20. Are the Angels interested in our life and do they participate in it?

“Jesus attributes to the angels the function of witnesses in the last divine judgement about the fate of those who have acknowledged or denied Christ: 'Whoever acknowledges me before men, the Son of man likewise will acknowledge him before the angels of God; but whoever denies me before men will be denied before the angels of God' (Lk 12:8-9; cf. Rev 3:5). These words are significant because, if the angels take part in the judgement of God, then they are interested in the life of man. This interest and participation seem to be accentuated in the eschatological discourse, in which Jesus has the angels appear in the Parousia, that is, in the definitive coming of Christ at the end of history (cf. Mt 24:31; 25:31-41).” (St. John Paul II, Angel Catechesis, August 6, 1986)


21. Are there texts in the NT that show factually the loving care of the Angels for men?

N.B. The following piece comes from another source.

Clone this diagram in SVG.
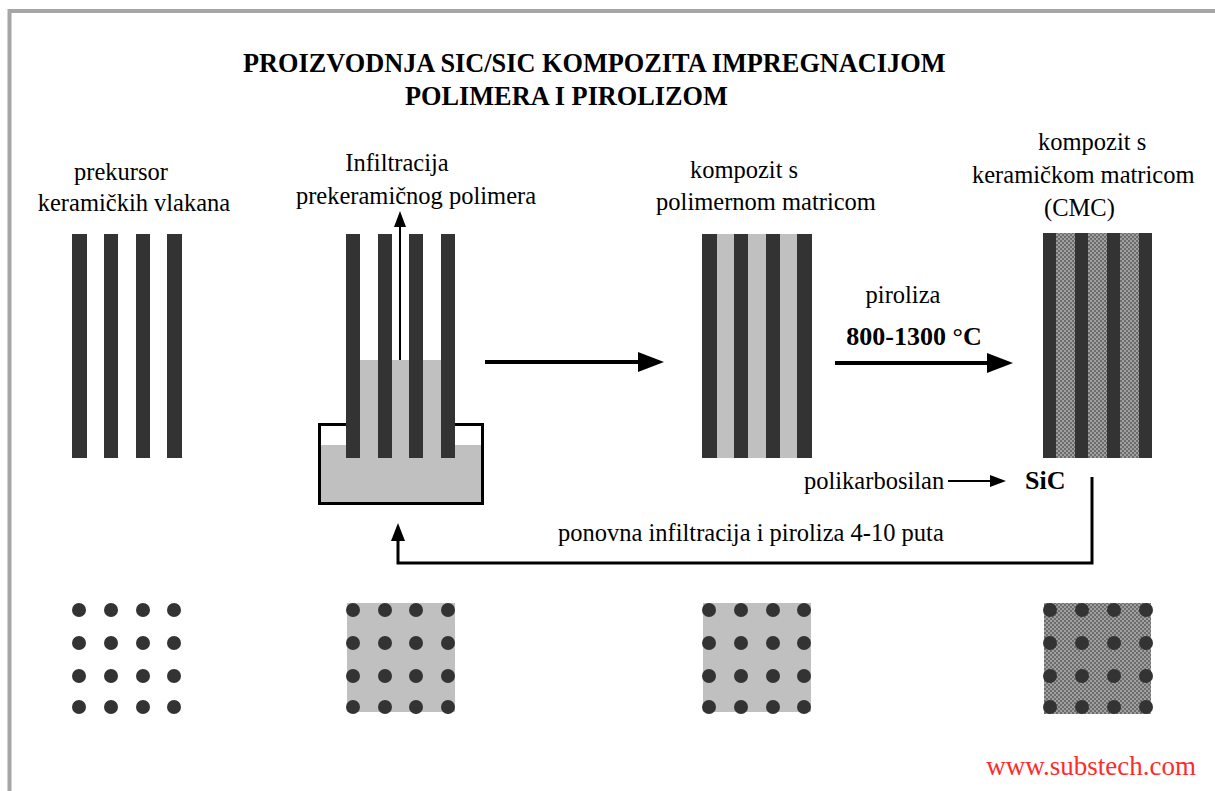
<svg xmlns="http://www.w3.org/2000/svg" width="1215" height="791" viewBox="0 0 1215 791">
<style>
.lbl{font-family:"Liberation Serif","Times New Roman",serif;font-size:24.5px;fill:#000}
.ttl{font-family:"Liberation Serif","Times New Roman",serif;font-size:26.3px;font-weight:bold;fill:#000}
.bld{font-family:"Liberation Serif","Times New Roman",serif;font-size:26px;font-weight:bold;fill:#000}
.mid{text-anchor:middle}
.fib{fill:#333}
.dot{fill:#333}
.poly{fill:#c0c0c0}
.cer{fill:url(#dots)}
.ln{fill:none;stroke:#000}
</style>
<defs>
<pattern id="dots" width="4" height="4" patternUnits="userSpaceOnUse">
<rect width="4" height="4" fill="#a0a0a0"/>
<circle cx="1" cy="1" r="0.7" fill="#111"/>
<circle cx="3" cy="3" r="0.7" fill="#111"/>
</pattern>
<marker id="big" markerUnits="userSpaceOnUse" markerWidth="26" markerHeight="20" refX="0" refY="10" orient="auto">
<path d="M0,0 L26,10 L0,20 z" fill="#000"/>
</marker>
<marker id="mid" markerUnits="userSpaceOnUse" markerWidth="18" markerHeight="14" refX="0" refY="7" orient="auto">
<path d="M0,0 L18,7 L0,14 z" fill="#000"/>
</marker>
<marker id="sm" markerUnits="userSpaceOnUse" markerWidth="16" markerHeight="12" refX="0" refY="6" orient="auto">
<path d="M0,0 L16,6 L0,12 z" fill="#000"/>
</marker>
</defs>
<rect width="1215" height="791" fill="#fff"/>
<rect x="9.5" y="11" width="1240" height="820" fill="none" stroke="#a6a6a6" stroke-width="4"/>

<g id="title">
<text class="ttl" x="243" y="72">PROIZVODNJA SIC/SIC KOMPOZITA IMPREGNACIJOM</text>
<text class="ttl" x="405" y="105">POLIMERA I PIROLIZOM</text>
</g>

<g id="n1-precursor">
<text class="lbl mid" x="121" y="180">prekursor</text>
<text class="lbl mid" x="134" y="211">keramičkih vlakana</text>
<rect class="fib" x="72" y="234" width="15" height="224"/>
<rect class="fib" x="104" y="234" width="14" height="224"/>
<rect class="fib" x="136" y="234" width="14" height="224"/>
<rect class="fib" x="167" y="234" width="15" height="224"/>
</g>

<g id="n2-infiltration">
<text class="lbl mid" x="397" y="171">Infiltracija</text>
<text class="lbl mid" x="416" y="204">prekeramičnog polimera</text>
<rect x="319.5" y="424.5" width="163" height="79" fill="#fff" stroke="#000" stroke-width="3"/>
<rect class="poly" x="321" y="445" width="160" height="57"/>
<rect class="poly" x="346" y="360" width="109" height="90"/>
<rect class="fib" x="346" y="234" width="14" height="224"/>
<rect class="fib" x="378" y="234" width="14" height="224"/>
<rect class="fib" x="409" y="234" width="14" height="224"/>
<rect class="fib" x="441" y="234" width="14" height="224"/>
</g>

<g id="n3-pmc">
<text class="lbl mid" x="744" y="178">kompozit s</text>
<text class="lbl mid" x="766" y="210">polimernom matricom</text>
<rect class="poly" x="702" y="234" width="110" height="224"/>
<rect class="fib" x="702" y="234" width="15" height="224"/>
<rect class="fib" x="734" y="234" width="14" height="224"/>
<rect class="fib" x="766" y="234" width="14" height="224"/>
<rect class="fib" x="797" y="234" width="15" height="224"/>
</g>

<g id="n4-cmc">
<text class="lbl" x="1038" y="150">kompozit s</text>
<text class="lbl" x="972" y="183">keramičkom matricom</text>
<text class="lbl" x="1044" y="216">(CMC)</text>
<rect class="cer" x="1043" y="233" width="109" height="225"/>
<rect class="fib" x="1043" y="233" width="13" height="225"/>
<rect class="fib" x="1075" y="233" width="13" height="225"/>
<rect class="fib" x="1107" y="233" width="13" height="225"/>
<rect class="fib" x="1139" y="233" width="13" height="225"/>
</g>

<g id="n5-reaction">
<text class="lbl" x="804" y="489">polikarbosilan</text>
<text class="bld" x="1025" y="489">SiC</text>
</g>

<g id="n6-pyrolysis-label">
<text class="lbl mid" x="903" y="303">piroliza</text>
<text class="bld mid" x="914" y="345">800-1300 °C</text>
</g>

<g id="n7-repeat-label">
<text class="lbl" x="558" y="541">ponovna infiltracija i piroliza 4-10 puta</text>
</g>

<g id="connectors">
<line class="ln" x1="400" y1="360" x2="400" y2="227" stroke-width="2" marker-end="url(#sm)"/>
<line class="ln" x1="485" y1="362" x2="638" y2="362" stroke-width="4" marker-end="url(#big)"/>
<line class="ln" x1="835" y1="363" x2="987" y2="363" stroke-width="4" marker-end="url(#big)"/>
<line class="ln" x1="948" y1="481" x2="990" y2="481" stroke-width="2" marker-end="url(#sm)"/>
<polyline class="ln" points="1092,477 1092,563 398,563 398,541" stroke-width="3" marker-end="url(#mid)"/>
</g>

<g id="cross-sections">
<g id="cs1">
<circle class="dot" cx="79" cy="610" r="7"/><circle class="dot" cx="111" cy="610" r="7"/><circle class="dot" cx="143" cy="610" r="7"/><circle class="dot" cx="174" cy="610" r="7"/>
<circle class="dot" cx="79" cy="643" r="7"/><circle class="dot" cx="111" cy="643" r="7"/><circle class="dot" cx="143" cy="643" r="7"/><circle class="dot" cx="174" cy="643" r="7"/>
<circle class="dot" cx="79" cy="676" r="7"/><circle class="dot" cx="111" cy="676" r="7"/><circle class="dot" cx="143" cy="676" r="7"/><circle class="dot" cx="174" cy="676" r="7"/>
<circle class="dot" cx="79" cy="707" r="7"/><circle class="dot" cx="111" cy="707" r="7"/><circle class="dot" cx="143" cy="707" r="7"/><circle class="dot" cx="174" cy="707" r="7"/>
</g>
<g id="cs2">
<rect class="poly" x="347" y="603" width="108" height="109"/>
<circle class="dot" cx="353" cy="610" r="7"/><circle class="dot" cx="385" cy="610" r="7"/><circle class="dot" cx="416" cy="610" r="7"/><circle class="dot" cx="448" cy="610" r="7"/>
<circle class="dot" cx="353" cy="643" r="7"/><circle class="dot" cx="385" cy="643" r="7"/><circle class="dot" cx="416" cy="643" r="7"/><circle class="dot" cx="448" cy="643" r="7"/>
<circle class="dot" cx="353" cy="676" r="7"/><circle class="dot" cx="385" cy="676" r="7"/><circle class="dot" cx="416" cy="676" r="7"/><circle class="dot" cx="448" cy="676" r="7"/>
<circle class="dot" cx="353" cy="707" r="7"/><circle class="dot" cx="385" cy="707" r="7"/><circle class="dot" cx="416" cy="707" r="7"/><circle class="dot" cx="448" cy="707" r="7"/>
</g>
<g id="cs3">
<rect class="poly" x="703" y="603" width="108" height="109"/>
<circle class="dot" cx="709" cy="610" r="7"/><circle class="dot" cx="741" cy="610" r="7"/><circle class="dot" cx="773" cy="610" r="7"/><circle class="dot" cx="804" cy="610" r="7"/>
<circle class="dot" cx="709" cy="643" r="7"/><circle class="dot" cx="741" cy="643" r="7"/><circle class="dot" cx="773" cy="643" r="7"/><circle class="dot" cx="804" cy="643" r="7"/>
<circle class="dot" cx="709" cy="676" r="7"/><circle class="dot" cx="741" cy="676" r="7"/><circle class="dot" cx="773" cy="676" r="7"/><circle class="dot" cx="804" cy="676" r="7"/>
<circle class="dot" cx="709" cy="707" r="7"/><circle class="dot" cx="741" cy="707" r="7"/><circle class="dot" cx="773" cy="707" r="7"/><circle class="dot" cx="804" cy="707" r="7"/>
</g>
<g id="cs4">
<rect class="cer" x="1044" y="603" width="107" height="111"/>
<circle class="dot" cx="1050" cy="610" r="7"/><circle class="dot" cx="1082" cy="610" r="7"/><circle class="dot" cx="1114" cy="610" r="7"/><circle class="dot" cx="1146" cy="610" r="7"/>
<circle class="dot" cx="1050" cy="643" r="7"/><circle class="dot" cx="1082" cy="643" r="7"/><circle class="dot" cx="1114" cy="643" r="7"/><circle class="dot" cx="1146" cy="643" r="7"/>
<circle class="dot" cx="1050" cy="676" r="7"/><circle class="dot" cx="1082" cy="676" r="7"/><circle class="dot" cx="1114" cy="676" r="7"/><circle class="dot" cx="1146" cy="676" r="7"/>
<circle class="dot" cx="1050" cy="707" r="7"/><circle class="dot" cx="1082" cy="707" r="7"/><circle class="dot" cx="1114" cy="707" r="7"/><circle class="dot" cx="1146" cy="707" r="7"/>
</g>
</g>

<g id="watermark">
<text class="lbl" x="1196" y="775" text-anchor="end" style="fill:#ff2a2a;font-size:27px">www.substech.com</text>
</g>
</svg>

“Among the books of the New Testament, it is especially the Acts of the Apostles that show us some facts that bear witness to the solicitude of the angels for man and for his salvation. Thus the angel of God liberates the Apostles from the prison (cf. Acts 5:18-20) and first of all Peter, when he was threatened with death at the hands of Herod (cf. Acts 12:5-10). Or he guides the activity of Peter with regard to the centurion Cornelius, the first pagan to be converted (Acts 10:3-8, 11:1-12), and analogously the activity of the deacon Philip along the road from Jerusalem to Gaza (Acts 8:26-29).”  (St. John Paul II, Angel Catechesis, August 6, 1986)


22. How can we relate to our Guardian Angels?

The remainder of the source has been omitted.